Vishay Intertechnology Shares Plummet 8.6% Following Convertible Notes News
Vishay Intertechnology (VSH) stock falls 8.6% after becoming convertible, affecting share value.
Vishay Intertechnology VSH shares fell 8.6% after the company disclosed that its convertible notes had entered their conversion period.
The trigger was procedural rather than a new debt raise: Vishay's 2.25% convertible senior notes due 2030 became convertible at holders' option beginning July 5 and running through October 3, 2026, after the stock closed above 130% of the roughly $30.16 conversion price for at least 20 of the 30 trading days ending with the fiscal quarter that closed July 4. At a conversion rate of 33.1609 shares per $1,000 of principal, holders converting to equity would increase Vishay's share count, diluting existing shareholders even though the notes carry a comparatively low 2.25% coupon that has kept interest costs manageable.
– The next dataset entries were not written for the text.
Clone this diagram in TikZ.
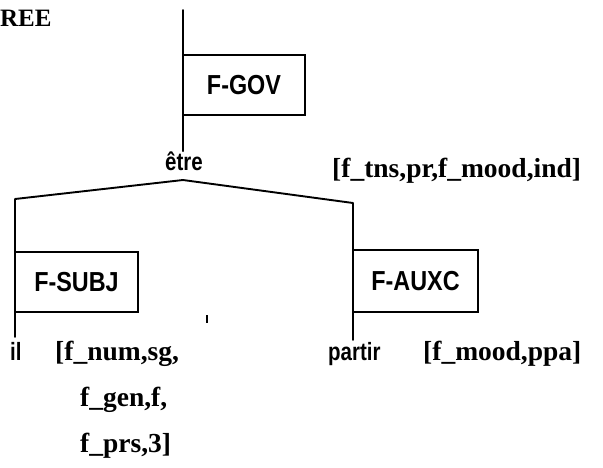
\documentclass[tikz,border=0pt]{standalone}
\usepackage{fontspec}
\setmainfont{Liberation Serif}
\newfontfamily\lblfont{Liberation Sans}[FakeStretch=0.85]
\newfontfamily\wordfont{Liberation Sans}[FakeStretch=0.82]
\begin{document}
\begin{tikzpicture}[x=1pt,y=-1pt,
  treeline/.style={line width=1.9pt, line join=round, line cap=round},
  fbox/.style={draw, line width=1.8pt, inner sep=0pt, minimum height=60pt,
    font=\lblfont\bfseries\fontsize{27.5}{30}\selectfont},
  word/.style={inner sep=0pt, font=\wordfont\bfseries\fontsize{25}{28}\selectfont},
  feat/.style={inner sep=0pt, anchor=base west, font=\bfseries\fontsize{27.5}{30}\selectfont},
  title/.style={inner sep=0pt, anchor=base west, font=\bfseries\fontsize{25}{27}\selectfont}]
\useasboundingbox (0,0) rectangle (603,467);
\fill[white] (0,0) rectangle (603,467);

% title
\node[title] (ree) at (0,26) {REE};

% boxes
\node[fbox, minimum width=122pt] (gov) at (244,85) {F-GOV};
\node[fbox, minimum width=123pt] (subj) at (76.5,282) {F-SUBJ};
\node[fbox, minimum width=125pt, minimum height=62pt] (auxc) at (415.5,281) {F-AUXC};

% words
\node[word, anchor=base] (etre) at (184,170) {être};
\node[word, anchor=base west] (il) at (10,360) {il};
\node[word, anchor=base west] (partir) at (328,360) {partir};

% features
\node[feat] (ftns) at (332,177) {[f\_tns,pr,f\_mood,ind]};
\node[feat] (fnum) at (55,360) {[f\_num,sg,};
\node[feat] (fgen) at (80,406) {f\_gen,f,};
\node[feat] (fprs) at (80,452) {f\_prs,3]};
\node[feat] (fmood) at (423,360) {[f\_mood,ppa]};

% tree lines
\coordinate (top) at (183,10);
\coordinate (apex) at (183,180);
\coordinate (lc) at (15,199);
\coordinate (rc) at (353,203);
\coordinate (lend) at (15,337);
\coordinate (rend) at (353,340);

\draw[treeline] (top) -- (top |- etre.north);
\draw[treeline] (apex) -- (lc) -- (lend);
\draw[treeline] (apex) -- (rc) -- (rend);

% small stray mark
\draw[line width=1.2pt] (207,315) -- (207,323);
\end{tikzpicture}
\end{document}
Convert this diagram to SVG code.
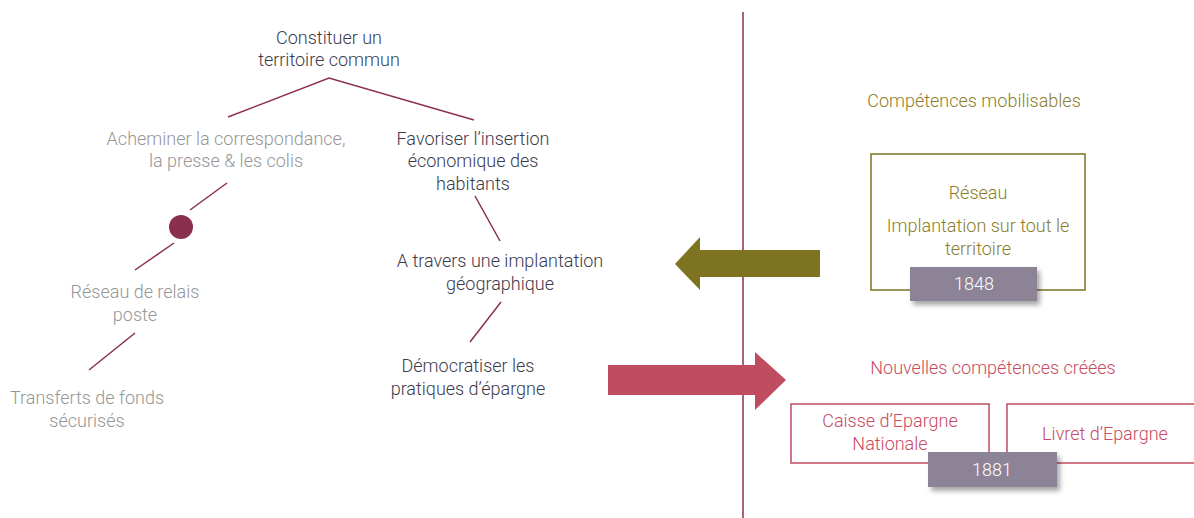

Notably, it was Vishay's own stock rally past that 130% threshold that unlocked the conversion window in the first place, so the pullback can be read as investors pricing in dilution risk now that conversion is live, rather than a sign of a new fundamental problem at the company.
Investors will be watching whether noteholders exercise the conversion option in volume before the window closes on October 3, and how any resulting increase in shares outstanding affects Vishay's per-share metrics heading into its next earnings report.